The findings should alter the way doctors predict a patient's risk of heart attack and stroke based on family history, the researchers said. And, "genes and genome-wide association studies may not be critical to the field of stroke research," Banerjee added.
Both stroke and heart attack are leading killers of adults in the United States.
For their report, published in the August issue of Circulation: Cardiovascular Genetics, Banerjee's team collected data from the Oxford Vascular Study on 906 people who had heart attacks and 1,015 stroke survivors.
Among those with heart disease, 30 percent had a parent with a heart attack and 21 percent had a sibling with a heart attack, the researchers found.
Seven percent had two or more siblings who suffered heart attacks, and 5 percent reported both parents had had heart attacks.
On the other hand, 21 percent of those who suffered a stroke or transient ischemic attack, considered a minor stroke, had at least one parent with a stroke, and 8 percent had a brother or sister with a stroke.

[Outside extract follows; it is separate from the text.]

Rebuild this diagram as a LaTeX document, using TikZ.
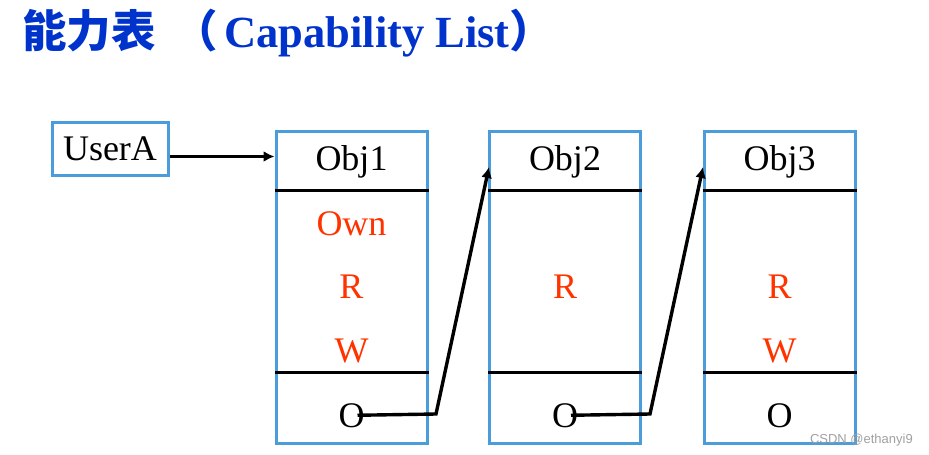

Two percent of the stroke survivors had two parents with strokes, while 14 percent had at least two siblings with a stroke, the researchers found.
When two parents had suffered a heart attack, the risk of heart attack increased six times. If one parent suffered a heart attack, the risk was 1.5 times greater for their offspring.
Stroke risk did not change substantially based on parental stroke history, the authors said.
The researchers reported that the risk of siblings developing heart problems was similar among those with heart attack or stroke.
"Risk prediction models using family history currently lump a patient's family history of stroke and heart attack together," Banerjee said. "We probably should model family history of stroke and heart attack separately in the future."
Dr. Larry B. Goldstein, director of the Duke University Stroke Center in Durham, N.C., said both heart attack and stroke are associated with inheritable factors, but the mechanism of a heart attack is usually the result of atherosclerosis, a hardening and narrowing of the arteries.
"In contrast, stroke can occur through a variety of mechanisms," he said. "Therefore, it is not entirely surprising that having a family history of myocardial infarction [heart attack] would be a stronger risk factor for having a heart attack as compared to the relationship between having a family history of stroke and stroke risk."
However, based on other studies, family history remains an important risk factor for stroke, and people who have a parent or sibling who have had a stroke, particularly at a young age, should take steps to reduce their risk, Goldstein said.
Dr. Gregg C. Fonarow, a professor of cardiology at the University of California, Los Angeles, added that both heart disease and stroke are to a great extent influenced by age, modifiable risk factors and lifestyle, in addition to genetics.
People should recognize that a family history of heart disease can be important information about future risk of having a heart attack, Fonarow said. "However, the absence of family history in and of itself should not be reassuring that one is at low risk for cardiovascular disease," he stressed.